JO Lansley and Helen Bendon have already caused a stir in York this year with their photographs in the Petty Crimes exhibition at the City Art Gallery.

They said their pictures of adults in mis-worn children's clothing "hijacked codes of behaviour and dress and usurped traditional female domestic roles". Others thought they looked outwardly like an adult twist on kiddie porn, and while the "child abuse" assessment in the comments book was not specifically addressed in the direction of the Lansley and Bendon, you can bet they were the subject of the woman visitor's ire.

Now there is more, much more of the duo's disarming work to be seen and dissected at Impressions, and rather than "child abuse", I prefer to interpret their subversive videos and photographs as a feminist raid on childhood and its games, its secretive, exclusive friendships and hidden bonds.

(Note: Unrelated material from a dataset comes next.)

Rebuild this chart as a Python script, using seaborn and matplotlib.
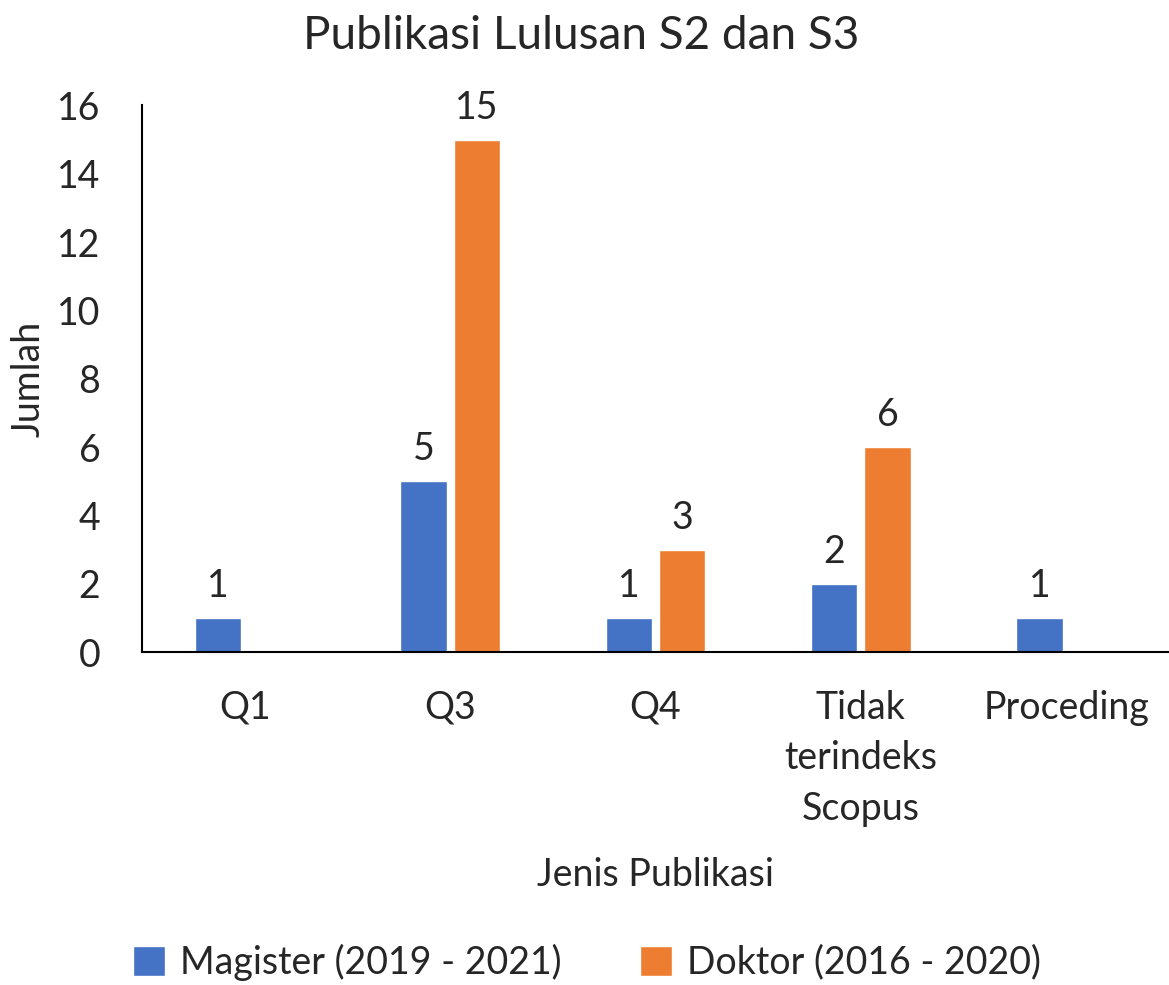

The Guardian's northern edition of The Guide has selected this "nasty-girl double act" as the number one exhibition of the moment, and while it would say that, wouldn't it, the paper is not merely being trendy for trendy's sake.

Lansley and Bendon are controversial, confrontational artists, a pair of Manchester mischief makers who are as wrapped up in their own world - and their mutual dress code - as fellow shock tacticians Gilbert and George but still succeed in shaking up the status quo as art and video has the power to do.

Yet just as the sinister Gilbert and George come to mind, so do Cinderella's conspiratorial Ugly Sisters and those naughty Yorkshire children who fooled Arthur Conan Doyle and the science cognoscenti in 1917 with their faked photos of the frolicking Cottingley fairies. Indeed, Lansley and Bendon can be seen as the adult version of those Edwardian girls, playing psychological war games, in complicit silence, that confront the underlying desires and anxieties of adults, and in particular, of men.

As for the Ugly Sisters' comparison, Lansley and Bendon are similarly scary and humorous all at once. Never more so than in the centrepiece of this Turnpike Gallery touring exhibition: the "murder and knitting video" narrative Little Pleasures, in which the terrible twins seduce and abduct a man on a bus, take him home, knit him with immaculate attention to detail into a woollen body sock and then drown him. Another case of the needle and the damage done, to coin a Neil Young phrase.

Lansley and Bendon occupy not only an alternative fairytale world, where feminist revenge has its day, but also the land of nod, of dreams and nightmares. The abiding image is of a ring of magic mushrooms on grubby Tarmac: a metaphor for their mind games.